I LOVE how this town! Nick and Brooke have etched their way into my heart. Brooke has such a wall up and a chip on her shoulder and Nick is the Hero to bust through it!
Didn't enjoy Brooke and Nick's story as much as Jase and Cilla's - it didn't flow smoothly for me. I've enjoyed every other one of Erin's and hope it was just a timing thing for me; onto the next - Bad Influence.
Another heartfelt story that had me rooting for Brooke and Nick to find their way to each other, while wishing for Pastor Williams to eventually get his comeuppance. These characters are realistic and touching. Highly recommended.

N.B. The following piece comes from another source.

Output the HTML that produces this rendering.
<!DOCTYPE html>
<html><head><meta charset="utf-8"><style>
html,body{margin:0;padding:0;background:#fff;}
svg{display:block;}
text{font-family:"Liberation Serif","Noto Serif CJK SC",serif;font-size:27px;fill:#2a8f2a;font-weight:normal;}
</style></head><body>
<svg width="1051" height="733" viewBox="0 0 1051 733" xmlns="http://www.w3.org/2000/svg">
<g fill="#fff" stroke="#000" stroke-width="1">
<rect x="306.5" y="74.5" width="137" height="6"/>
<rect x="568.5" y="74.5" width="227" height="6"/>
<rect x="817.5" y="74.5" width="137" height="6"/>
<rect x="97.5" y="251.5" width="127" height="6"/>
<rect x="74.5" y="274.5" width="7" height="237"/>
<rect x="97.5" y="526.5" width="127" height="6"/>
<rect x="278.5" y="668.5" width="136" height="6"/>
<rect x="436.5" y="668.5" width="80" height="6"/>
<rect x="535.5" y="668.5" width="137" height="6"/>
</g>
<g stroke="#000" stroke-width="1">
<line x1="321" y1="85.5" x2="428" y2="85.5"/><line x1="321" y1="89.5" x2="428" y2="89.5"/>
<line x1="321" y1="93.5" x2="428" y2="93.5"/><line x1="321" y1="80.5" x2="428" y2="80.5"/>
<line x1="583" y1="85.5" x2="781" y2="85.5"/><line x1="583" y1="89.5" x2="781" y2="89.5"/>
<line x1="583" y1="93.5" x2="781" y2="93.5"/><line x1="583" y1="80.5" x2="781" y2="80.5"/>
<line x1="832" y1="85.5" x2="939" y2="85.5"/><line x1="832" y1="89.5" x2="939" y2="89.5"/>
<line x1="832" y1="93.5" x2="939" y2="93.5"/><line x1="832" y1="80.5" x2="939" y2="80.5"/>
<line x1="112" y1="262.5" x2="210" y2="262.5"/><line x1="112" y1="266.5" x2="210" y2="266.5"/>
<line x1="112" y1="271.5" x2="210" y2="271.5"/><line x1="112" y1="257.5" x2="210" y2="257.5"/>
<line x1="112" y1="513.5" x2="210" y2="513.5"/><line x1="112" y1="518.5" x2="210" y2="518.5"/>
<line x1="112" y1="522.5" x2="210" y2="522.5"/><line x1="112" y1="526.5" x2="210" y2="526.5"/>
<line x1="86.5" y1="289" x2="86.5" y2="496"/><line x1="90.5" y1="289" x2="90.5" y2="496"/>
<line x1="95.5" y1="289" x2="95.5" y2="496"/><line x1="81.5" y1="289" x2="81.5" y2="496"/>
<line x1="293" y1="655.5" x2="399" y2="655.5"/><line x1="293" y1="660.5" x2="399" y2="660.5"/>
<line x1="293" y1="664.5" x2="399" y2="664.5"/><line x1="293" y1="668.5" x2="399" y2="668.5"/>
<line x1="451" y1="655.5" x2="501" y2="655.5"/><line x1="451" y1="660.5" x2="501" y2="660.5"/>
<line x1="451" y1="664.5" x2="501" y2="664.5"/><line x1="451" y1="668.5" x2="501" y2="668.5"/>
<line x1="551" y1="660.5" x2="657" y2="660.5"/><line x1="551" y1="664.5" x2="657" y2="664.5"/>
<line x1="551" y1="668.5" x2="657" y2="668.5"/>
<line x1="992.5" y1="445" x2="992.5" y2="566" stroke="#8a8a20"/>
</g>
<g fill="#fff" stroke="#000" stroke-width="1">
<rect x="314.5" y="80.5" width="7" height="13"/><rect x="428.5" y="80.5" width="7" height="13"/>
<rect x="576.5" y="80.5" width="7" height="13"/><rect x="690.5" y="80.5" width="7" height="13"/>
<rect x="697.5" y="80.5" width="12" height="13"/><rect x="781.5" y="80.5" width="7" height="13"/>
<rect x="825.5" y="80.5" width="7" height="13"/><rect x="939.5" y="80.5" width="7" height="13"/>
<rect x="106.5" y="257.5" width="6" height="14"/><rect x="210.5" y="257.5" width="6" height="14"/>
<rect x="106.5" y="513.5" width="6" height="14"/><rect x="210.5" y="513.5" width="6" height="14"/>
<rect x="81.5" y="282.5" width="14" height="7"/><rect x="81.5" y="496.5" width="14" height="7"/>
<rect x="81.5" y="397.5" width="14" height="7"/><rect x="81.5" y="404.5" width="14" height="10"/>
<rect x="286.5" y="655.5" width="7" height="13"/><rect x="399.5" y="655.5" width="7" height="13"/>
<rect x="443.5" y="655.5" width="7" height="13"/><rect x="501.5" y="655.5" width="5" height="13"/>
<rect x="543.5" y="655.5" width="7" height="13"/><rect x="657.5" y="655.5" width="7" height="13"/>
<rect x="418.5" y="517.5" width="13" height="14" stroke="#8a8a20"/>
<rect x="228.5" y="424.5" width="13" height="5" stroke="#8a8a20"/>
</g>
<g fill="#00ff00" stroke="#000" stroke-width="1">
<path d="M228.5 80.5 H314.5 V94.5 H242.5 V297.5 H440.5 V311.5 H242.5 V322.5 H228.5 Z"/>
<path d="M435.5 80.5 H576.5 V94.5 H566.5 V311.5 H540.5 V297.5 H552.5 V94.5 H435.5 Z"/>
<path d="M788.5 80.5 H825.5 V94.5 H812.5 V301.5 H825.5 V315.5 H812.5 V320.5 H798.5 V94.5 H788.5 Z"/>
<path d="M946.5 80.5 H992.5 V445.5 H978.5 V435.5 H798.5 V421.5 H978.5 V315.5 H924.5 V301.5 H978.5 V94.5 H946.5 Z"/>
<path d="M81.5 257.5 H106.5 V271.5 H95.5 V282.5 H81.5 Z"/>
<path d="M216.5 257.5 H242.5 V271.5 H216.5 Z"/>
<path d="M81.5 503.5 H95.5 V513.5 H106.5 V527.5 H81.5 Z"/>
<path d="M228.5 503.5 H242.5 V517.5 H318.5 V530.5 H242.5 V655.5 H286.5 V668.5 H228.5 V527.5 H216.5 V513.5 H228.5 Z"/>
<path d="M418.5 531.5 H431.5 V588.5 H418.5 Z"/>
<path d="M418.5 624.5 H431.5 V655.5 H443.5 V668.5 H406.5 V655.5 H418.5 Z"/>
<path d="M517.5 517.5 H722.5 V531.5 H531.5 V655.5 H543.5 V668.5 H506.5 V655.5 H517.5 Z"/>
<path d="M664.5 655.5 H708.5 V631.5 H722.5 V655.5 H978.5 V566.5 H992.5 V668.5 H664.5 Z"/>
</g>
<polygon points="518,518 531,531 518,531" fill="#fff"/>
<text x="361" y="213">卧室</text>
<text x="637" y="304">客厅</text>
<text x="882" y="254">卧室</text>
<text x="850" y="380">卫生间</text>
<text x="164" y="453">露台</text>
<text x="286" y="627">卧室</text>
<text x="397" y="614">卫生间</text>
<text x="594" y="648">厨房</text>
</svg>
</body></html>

Bad boys series?! I am in. I love this book. A Bad girl and a bad boy doctor? A recipe for a great book. It is hard pressed not to find a winner in Erin Nicholas' book. I recommend this book to any romance book lover.
Brooke and Nick make such a wonderful couple! Brooke has such a chip on her shoulder, with good reason. Nick tries to knock the chip off! I highly recommend this book. Its definitely five 🌟🌟🌟🌟🌟!
Love this series so far, I liked this book better than the first in the series because it went on to talk about the future the couple would have together.